Protocol V1 vs Horizon

Today during system architect office hours, I asked about how will data service be incorporated in Horizon; what will be the new design for service registry and staking contracts.

I understood that (though nothing is set in stone yet)

Approach 1 Indexers register their public_url against the service registry. If it is a dedicated registry then the number of tries is limited to those who specifically opted-in to service registry, otherwise there must be a filter for indexers serving file endpoints. Indexer opens up allocations for a particular file or a bundle of files.

From the network subgraph, client can
-> queries for all active allocations against a deployment hash representing their target file. -> reads for all available indexer endpoints. -> reads active allocations from all indexers, grabs the underlying deployment hash, and filters for the target file.

This approach should be easily migrated to Horizon, as service registry should then support multiple entries per indexer across data services, and allocations will no longer be correlated with indexing rewards but still indicate service for query fees.

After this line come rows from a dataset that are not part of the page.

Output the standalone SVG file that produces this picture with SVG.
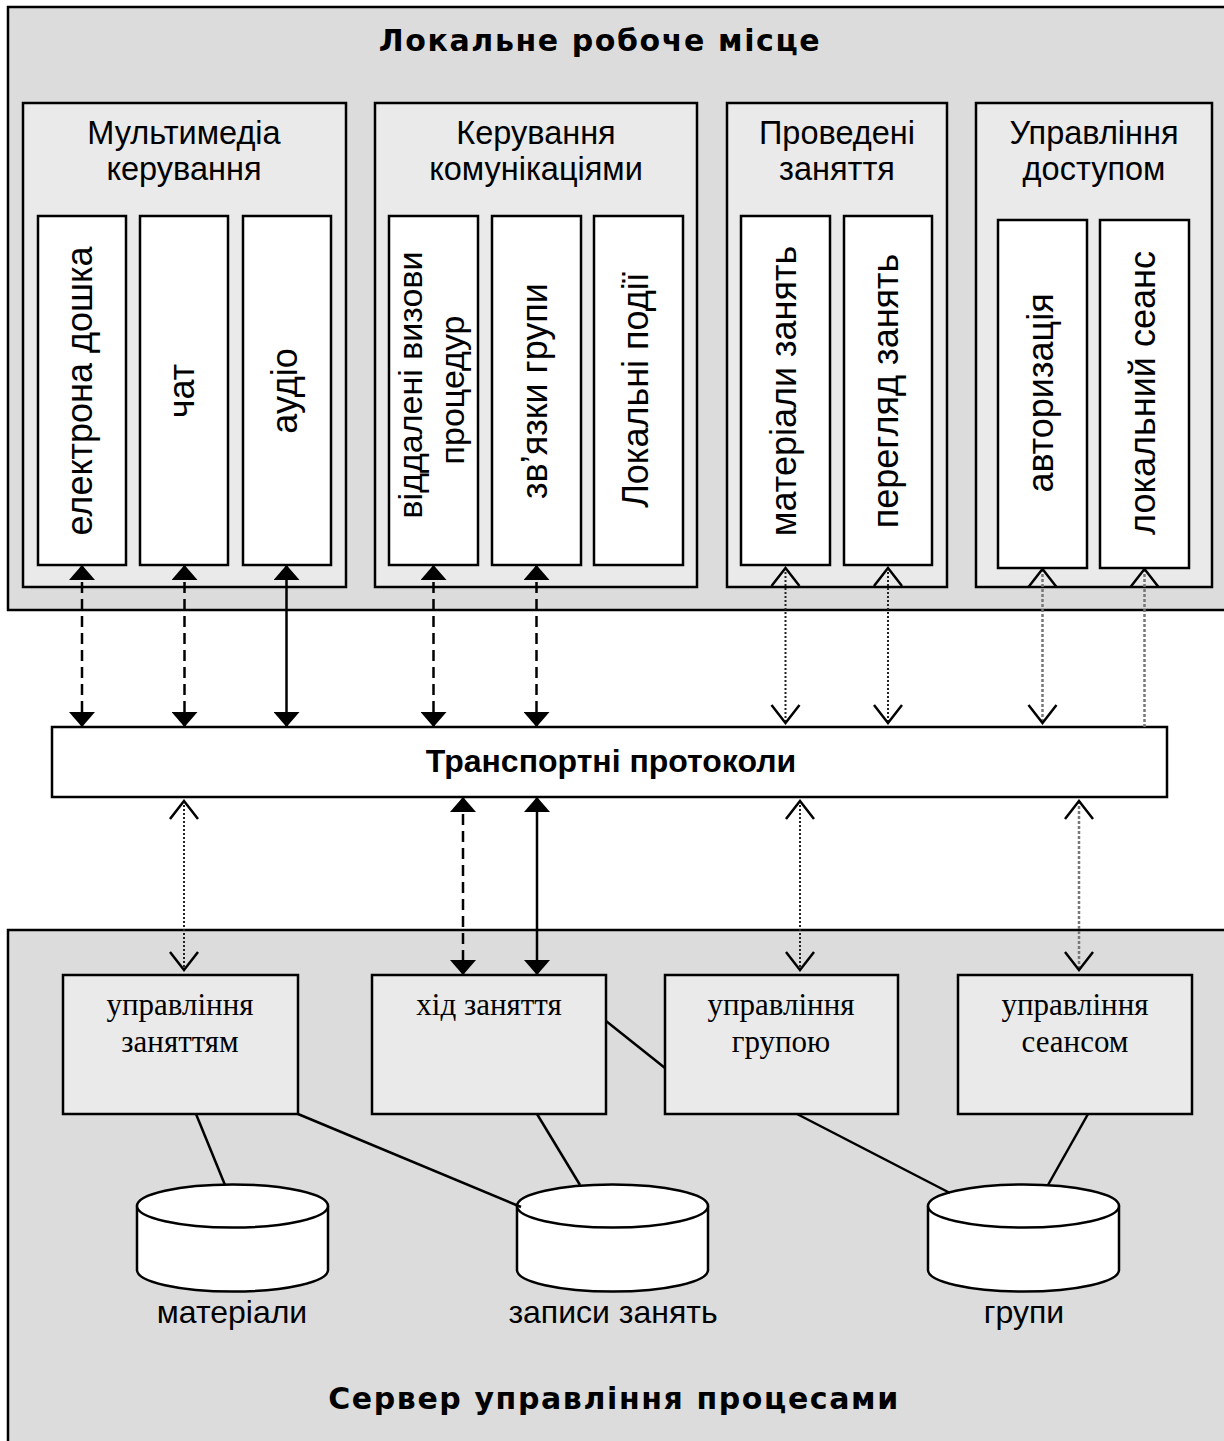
<svg xmlns="http://www.w3.org/2000/svg" width="1224" height="1441" viewBox="0 0 1224 1441">
<style>
.outer{fill:#dcdcdc;stroke:#000;stroke-width:2.5}
.grp{fill:#eaeaea;stroke:#000;stroke-width:2.5}
.sub{fill:#fff;stroke:#000;stroke-width:2.5}
.srv{fill:#eaeaea;stroke:#000;stroke-width:2.5}
.cyl{fill:#fff;stroke:#000;stroke-width:2.5}
.ttl{font-family:"DejaVu Sans",Verdana,sans-serif;font-weight:bold;font-size:30px;letter-spacing:1.6px;text-anchor:middle;fill:#000}
.gt{font-family:"Liberation Sans",Arial,sans-serif;font-size:32.5px;text-anchor:middle;fill:#000}
.vt{font-family:"Liberation Sans",Arial,sans-serif;font-size:36px;text-anchor:middle;fill:#000}
.vt2{font-family:"Liberation Sans",Arial,sans-serif;font-size:34px;text-anchor:middle;fill:#000}
.tp{font-family:"Liberation Sans",Arial,sans-serif;font-weight:bold;font-size:32px;text-anchor:middle;fill:#000}
.st{font-family:"Liberation Serif","Times New Roman",serif;font-size:31px;text-anchor:middle;fill:#000}
.lb{font-family:"Liberation Sans",Arial,sans-serif;font-size:32px;text-anchor:middle;fill:#000}
.solid{stroke:#000;stroke-width:2.5;fill:none;marker-start:url(#fa);marker-end:url(#fa)}
.dash{stroke:#000;stroke-width:2.5;fill:none;stroke-dasharray:11 6;marker-start:url(#fa);marker-end:url(#fa)}
.dot{stroke:#222;stroke-width:2;fill:none;stroke-dasharray:2 2;marker-start:url(#oa);marker-end:url(#oa)}
.gdot{stroke:#777;stroke-width:2.5;fill:none;stroke-dasharray:3 2;marker-start:url(#oa);marker-end:url(#oa)}
.gdot1{stroke:#777;stroke-width:2.5;fill:none;stroke-dasharray:3 2;marker-start:url(#oa)}
.ln{stroke:#000;stroke-width:2.5;fill:none}
</style>
<defs>
<marker id="fa" markerUnits="userSpaceOnUse" viewBox="0 0 15 26" refX="15" refY="13" markerWidth="15" markerHeight="26" orient="auto-start-reverse">
<path d="M0,0 L15,13 L0,26 z" fill="#000"/>
</marker>
<marker id="oa" markerUnits="userSpaceOnUse" viewBox="-2 -2 22 32" refX="18" refY="14" markerWidth="22" markerHeight="32" orient="auto-start-reverse">
<path d="M0,0 L18,14 L0,28" fill="none" stroke="#000" stroke-width="2.5"/>
</marker>
</defs>

<g id="local-workplace">
<rect class="outer" x="8" y="7" width="1230" height="603"/>
<text class="ttl" x="600" y="51">Локальне робоче місце</text>
</g>

<g id="multimedia">
<rect class="grp" x="23" y="103" width="323" height="484"/>
<text class="gt" x="184" y="144">Мультимедіа</text>
<text class="gt" x="184" y="180">керування</text>
</g>
<g id="whiteboard"><rect class="sub" x="38" y="216" width="88" height="349"/><text class="vt" transform="translate(92,391) rotate(-90)">електрона дошка</text></g>
<g id="chat"><rect class="sub" x="140" y="216" width="88" height="349"/><text class="vt" transform="translate(194,391) rotate(-90)">чат</text></g>
<g id="audio"><rect class="sub" x="243" y="216" width="88" height="349"/><text class="vt" transform="translate(297,391) rotate(-90)">аудіо</text></g>

<g id="comm">
<rect class="grp" x="375" y="103" width="322" height="484"/>
<text class="gt" x="536" y="144">Керування</text>
<text class="gt" x="536" y="180">комунікаціями</text>
</g>
<g id="rpc"><rect class="sub" x="389" y="216" width="89" height="349"/><text class="vt2" transform="translate(422,385) rotate(-90)">віддалені  визови</text><text class="vt2" transform="translate(464,390) rotate(-90)">процедур</text></g>
<g id="group-links"><rect class="sub" x="492" y="216" width="89" height="349"/><text class="vt" transform="translate(547,391) rotate(-90)">зв’язки групи</text></g>
<g id="local-events"><rect class="sub" x="594" y="216" width="89" height="349"/><text class="vt" transform="translate(648,390) rotate(-90)">Локальні події</text></g>

<g id="lessons">
<rect class="grp" x="727" y="103" width="220" height="484"/>
<text class="gt" x="837" y="144">Проведені</text>
<text class="gt" x="837" y="180">заняття</text>
</g>
<g id="lesson-materials"><rect class="sub" x="741" y="216" width="89" height="349"/><text class="vt" transform="translate(796,391) rotate(-90)">матеріали занять</text></g>
<g id="lesson-view"><rect class="sub" x="844" y="216" width="88" height="349"/><text class="vt" transform="translate(898,391) rotate(-90)">перегляд занять</text></g>

<g id="access">
<rect class="grp" x="976" y="103" width="236" height="484"/>
<text class="gt" x="1094" y="144">Управління</text>
<text class="gt" x="1094" y="180">доступом</text>
</g>
<g id="auth"><rect class="sub" x="998" y="220" width="89" height="348"/><text class="vt" transform="translate(1053,393) rotate(-90)">авторизація</text></g>
<g id="local-session"><rect class="sub" x="1100" y="220" width="89" height="348"/><text class="vt" transform="translate(1155,393) rotate(-90)">локальний сеанс</text></g>

<g id="transport">
<rect class="sub" x="52" y="727" width="1115" height="70"/>
<text class="tp" x="611" y="772">Транспортні протоколи</text>
</g>

<g id="server">
<rect class="outer" x="8" y="930" width="1230" height="530"/>
<text class="ttl" x="614" y="1409">Сервер управління процесами</text>
</g>
<g id="lesson-mgmt"><rect class="srv" x="63" y="975" width="235" height="139"/><text class="st" x="180" y="1015">управління</text><text class="st" x="180" y="1052">заняттям</text></g>
<g id="lesson-flow"><rect class="srv" x="372" y="975" width="234" height="139"/><text class="st" x="489" y="1015">хід заняття</text></g>
<g id="group-mgmt"><rect class="srv" x="665" y="975" width="233" height="139"/><text class="st" x="781" y="1015">управління</text><text class="st" x="781" y="1052">групою</text></g>
<g id="session-mgmt"><rect class="srv" x="958" y="975" width="234" height="139"/><text class="st" x="1075" y="1015">управління</text><text class="st" x="1075" y="1052">сеансом</text></g>

<g id="db-materials">
<path class="cyl" d="M137,1206 L137,1270 A95.5,21.5 0 0 0 328,1270 L328,1206"/>
<ellipse class="cyl" cx="232.5" cy="1206" rx="95.5" ry="21.5"/>
<text class="lb" x="232" y="1323">матеріали</text>
</g>
<g id="db-records">
<path class="cyl" d="M517,1206 L517,1270 A95.5,21.5 0 0 0 708,1270 L708,1206"/>
<ellipse class="cyl" cx="612.5" cy="1206" rx="95.5" ry="21.5"/>
<text class="lb" x="613" y="1323">записи занять</text>
</g>
<g id="db-groups">
<path class="cyl" d="M928,1206 L928,1270 A95.5,21.5 0 0 0 1119,1270 L1119,1206"/>
<ellipse class="cyl" cx="1023.5" cy="1206" rx="95.5" ry="21.5"/>
<text class="lb" x="1024" y="1323">групи</text>
</g>

<g id="connectors">
<line class="dash" x1="82" y1="565" x2="82" y2="727"/>
<line class="dash" x1="184.5" y1="565" x2="184.5" y2="727"/>
<line class="solid" x1="286.5" y1="565" x2="286.5" y2="727"/>
<line class="dash" x1="433.5" y1="565" x2="433.5" y2="727"/>
<line class="dash" x1="536.5" y1="565" x2="536.5" y2="727"/>
<line class="dot" x1="785.5" y1="568" x2="785.5" y2="723"/>
<line class="dot" x1="888" y1="568" x2="888" y2="723"/>
<line class="gdot" x1="1042.5" y1="569" x2="1042.5" y2="723"/>
<line class="gdot1" x1="1144.5" y1="569" x2="1144.5" y2="727"/>

<line class="dot" x1="184" y1="801" x2="184" y2="970"/>
<line class="dash" x1="463" y1="797" x2="463" y2="975"/>
<line class="solid" x1="537" y1="797" x2="537" y2="975"/>
<line class="dot" x1="800" y1="801" x2="800" y2="970"/>
<line class="gdot" x1="1079" y1="801" x2="1079" y2="970"/>

<line class="ln" x1="606" y1="1021" x2="665" y2="1068"/>
<line class="ln" x1="196" y1="1114" x2="225" y2="1185"/>
<line class="ln" x1="298" y1="1114" x2="521" y2="1207"/>
<line class="ln" x1="537" y1="1114" x2="580" y2="1185"/>
<line class="ln" x1="797" y1="1114" x2="950" y2="1193"/>
<line class="ln" x1="1088" y1="1114" x2="1048" y2="1185"/>
</g>
</svg>
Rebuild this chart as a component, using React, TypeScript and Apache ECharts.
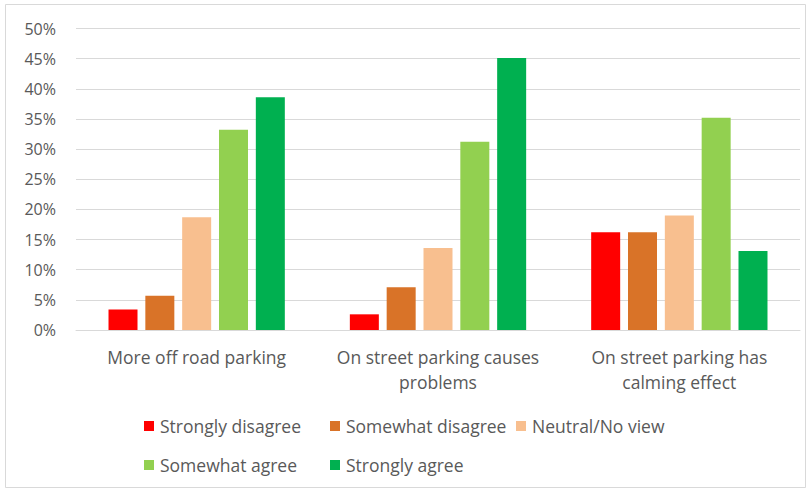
import React, { useEffect, useRef } from "react";
import * as echarts from "echarts";

const categories = [
  "More off road parking",
  "On street parking causes\nproblems",
  "On street parking has\ncalming effect",
];
const seriesNames = [
  "Strongly disagree",
  "Somewhat disagree",
  "Neutral/No view",
  "Somewhat agree",
  "Strongly agree",
];
const stronglyDisagree = [3.4, 2.6, 16.2];
const somewhatDisagree = [5.7, 7.1, 16.2];
const neutral = [18.7, 13.6, 19.0];
const somewhatAgree = [33.2, 31.2, 35.2];
const stronglyAgree = [38.6, 45.1, 13.1];
const yTicks = [0, 5, 10, 15, 20, 25, 30, 35, 40, 45, 50];

const colors = ["#FF0000", "#D97328", "#F8BF8F", "#92D050", "#00B050"];
const values = [stronglyDisagree, somewhatDisagree, neutral, somewhatAgree, stronglyAgree];

const legendPos = [
  { left: 144, top: 417 },
  { left: 330, top: 417 },
  { left: 516, top: 417 },
  { left: 144, top: 456 },
  { left: 330, top: 456 },
];

export default function App() {
  const ref = useRef<HTMLDivElement>(null);
  useEffect(() => {
    document.body.style.margin = "0";
    const chart = echarts.init(ref.current!, null, { renderer: "svg" });
    const font = "'Open Sans', sans-serif";
    chart.setOption({
      animation: false,
      backgroundColor: "#ffffff",
      textStyle: { fontFamily: font },
      graphic: [
        {
          type: "rect",
          shape: { x: 5.5, y: 4.5, width: 800, height: 483 },
          style: { fill: "none", stroke: "#d9d9d9", lineWidth: 1 },
          silent: true,
        },
      ],
      grid: { left: 76, right: 12, top: 28.5, bottom: 161, containLabel: false },
      legend: seriesNames.map((n, i) => ({
        data: [n],
        left: legendPos[i].left,
        top: legendPos[i].top,
        icon: "rect",
        itemWidth: 10,
        itemHeight: 10,
        padding: 0,
        textStyle: { color: "#595959", fontSize: 17.5, fontFamily: font, padding: [0, 0, 0, 1] },
        selectedMode: false,
      })),
      xAxis: {
        type: "category",
        data: categories,
        axisLine: { lineStyle: { color: "#d9d9d9", width: 1 } },
        axisTick: { show: false },
        axisLabel: {
          color: "#595959",
          fontSize: 17.5,
          fontFamily: font,
          lineHeight: 25,
          margin: 14,
          interval: 0,
        },
      },
      yAxis: {
        type: "value",
        min: yTicks[0],
        max: yTicks[yTicks.length - 1],
        interval: 5,
        axisLine: { show: false },
        axisTick: { show: false },
        splitLine: { lineStyle: { color: "#d9d9d9", width: 1 } },
        axisLabel: {
          color: "#595959",
          fontSize: 16,
          fontFamily: font,
          margin: 20,
          formatter: (v: number) => `${v}%`,
        },
      },
      series: seriesNames.map((n, i) => ({
        name: n,
        type: "bar",
        data: values[i],
        barWidth: 29,
        barGap: "27%",
        itemStyle: { color: colors[i] },
      })),
    });
    return () => chart.dispose();
  }, []);
  return <div ref={ref} style={{ width: 812, height: 491 }} />;
}
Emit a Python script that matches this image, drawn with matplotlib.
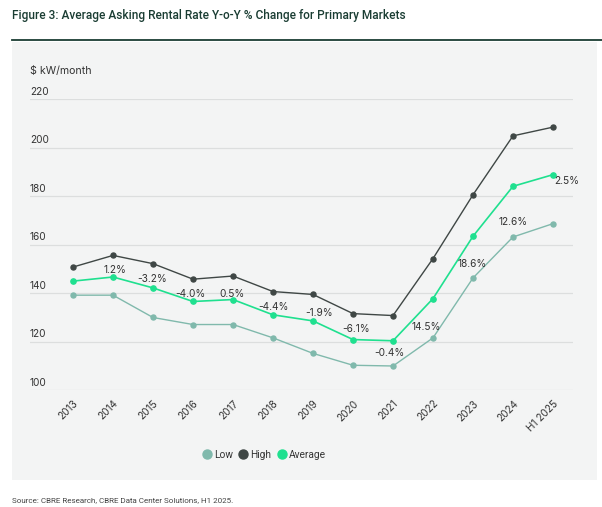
import matplotlib.pyplot as plt
from matplotlib.patches import Rectangle
from matplotlib.lines import Line2D

# chart values
years = ["2013", "2014", "2015", "2016", "2017", "2018", "2019",
         "2020", "2021", "2022", "2023", "2024", "H1 2025"]
high = [150.7, 155.5, 152.1, 145.7, 147.0, 140.6, 139.4,
        131.5, 130.7, 154.2, 180.5, 204.8, 208.4]
average = [144.9, 146.6, 142.1, 136.5, 137.3, 131.0, 128.5,
           120.8, 120.3, 137.7, 163.4, 184.0, 188.8]
low = [139.1, 139.1, 129.9, 127.0, 127.0, 121.5, 115.1,
       110.2, 109.9, 121.5, 146.2, 163.1, 168.6]
yoy_labels = ["", "1.2%", "-3.2%", "-4.0%", "0.5%", "-4.4%", "-1.9%",
              "-6.1%", "-0.4%", "14.5%", "18.6%", "12.6%", "2.5%"]
y_ticks = [100, 120, 140, 160, 180, 200, 220]

# label centre offsets in pixels (dx right, dy up) from the average point
label_offsets = [(0, 0), (2, 6.7), (-1, 8.7), (-3, 7.3), (-1, 5.3), (0, 7.7),
                 (6, 7.7), (3, 10.3), (-4, -12.3), (-7, -28.7), (-1, -28),
                 (0, -36), (14, -6.7)]

C_LOW = "#80b9ac"
C_HIGH = "#3f4745"
C_AVG = "#1fe08f"
C_PANEL = "#f3f4f4"
C_TEXT = "#333333"

plt.rcParams["font.family"] = ["Inter", "DejaVu Sans"]

W, H = 602, 507
fig = plt.figure(figsize=(W / 100, H / 100), dpi=100)
fig.patch.set_facecolor("white")

# grey panel and top rule
fig.patches.append(Rectangle((12 / W, 1 - 480 / H), 585 / W, 438 / H,
                             transform=fig.transFigure, facecolor=C_PANEL,
                             edgecolor="none", zorder=-5))
fig.add_artist(Line2D([12 / W, 1], [1 - 40 / H, 1 - 40 / H], color="#1a3d33",
                      lw=1.3, transform=fig.transFigure))

fig.text(12 / W, 1 - 15 / H,
         "Figure 3: Average Asking Rental Rate Y-o-Y % Change for Primary Markets",
         family=["Roboto", "DejaVu Sans"], fontsize=8.6, fontweight="medium",
         color="#1a3d33", va="center", ha="left")
fig.text(12 / W, 1 - 500 / H,
         "Source: CBRE Research, CBRE Data Center Solutions, H1 2025.",
         family=["Roboto", "DejaVu Sans"], fontsize=5.75, color="#444444",
         va="center", ha="left")
fig.text(30 / W, 1 - 71 / H, "$ kW/month", fontsize=7.6, color=C_TEXT,
         va="center", ha="left")

# axes area: x from 30 to 573 px, y 100 at 390 px and 220 at 99 px
ax_left, ax_right = 30, 573
y_bot, y_top = 390, 99
ax = fig.add_axes([ax_left / W, 1 - y_bot / H, (ax_right - ax_left) / W,
                   (y_bot - y_top) / H])
ax.set_facecolor("none")
x = list(range(len(years)))
# 2013 at 73 px, 40 px per step
px_per = 40
x0 = -(73 - ax_left) / px_per
x1 = x0 + (ax_right - ax_left) / px_per
ax.set_xlim(x0, x1)
ax.set_ylim(100, 220)

for v in y_ticks:
    ax.axhline(v, color="#dcdede", lw=0.9, zorder=1)
    ax.text(0, v + 0.9, str(v), transform=ax.get_yaxis_transform(),
            fontsize=7.3, color=C_TEXT, ha="left", va="bottom")

ax.plot(x, low, color=C_LOW, lw=1.0, marker="o", ms=3.6, zorder=3)
ax.plot(x, high, color=C_HIGH, lw=1.0, marker="o", ms=3.6, zorder=3)
ax.plot(x, average, color=C_AVG, lw=1.2, marker="o", ms=3.8, zorder=4)

for i, lab in enumerate(yoy_labels):
    if lab:
        dx, dy = label_offsets[i]
        ax.annotate(lab, (x[i], average[i]), xytext=(dx * 0.72, dy * 0.72),
                    textcoords="offset points", ha="center", va="center",
                    fontsize=7.3, color=C_TEXT, zorder=5)

ax.set_xticks(x)
ax.set_xticklabels(years, rotation=45, ha="right", va="top",
                   rotation_mode="anchor", fontsize=7.3, color=C_TEXT)
ax.tick_params(axis="x", length=0, pad=6)
ax.set_yticks([])
for s in ax.spines.values():
    s.set_visible(False)

handles = [Line2D([], [], marker="o", ls="none", ms=6.5, color=c)
           for c in (C_LOW, C_HIGH, C_AVG)]
fig.legend(handles, ["Low", "High", "Average"], loc="center",
           bbox_to_anchor=(264 / W, 1 - 455 / H), ncol=3, frameon=False,
           handletextpad=0.2, columnspacing=0.5, handlelength=1.0,
           prop={"family": ["Roboto", "DejaVu Sans"], "size": 7.3},
           labelcolor=C_TEXT)

fig.savefig("out.png", dpi=100, facecolor="white")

Approach 2 Indexers do not separately register their url, and indexers do not open allocations against individual files. Indexers create and publish a file containing their file server url, and allocate against the file. Indexers are free to update their file serving status at any point without a need to notify the network, but clients will not be able to rely on the network subgraph, instead, they must go through all active allocations for a file that contains a file server url; or they obtain url from an indexer off-chain. -> This decreases the cost for indexers as they can be more flexible with their service without board-casting on-chain, but increases the runtime requirement for the client to discover indexers' target file availability. Optionally, indexers can periodicially gossip their file serving status, and gossip nodes (listener-radio-esque) can store and update the status and serve an API endpoint for the client to check for availabilty.

This approach might or might not be easily migrated to Horizon, has minimal on-chain activity, doesn't require staking for a particular file, but not secured economically.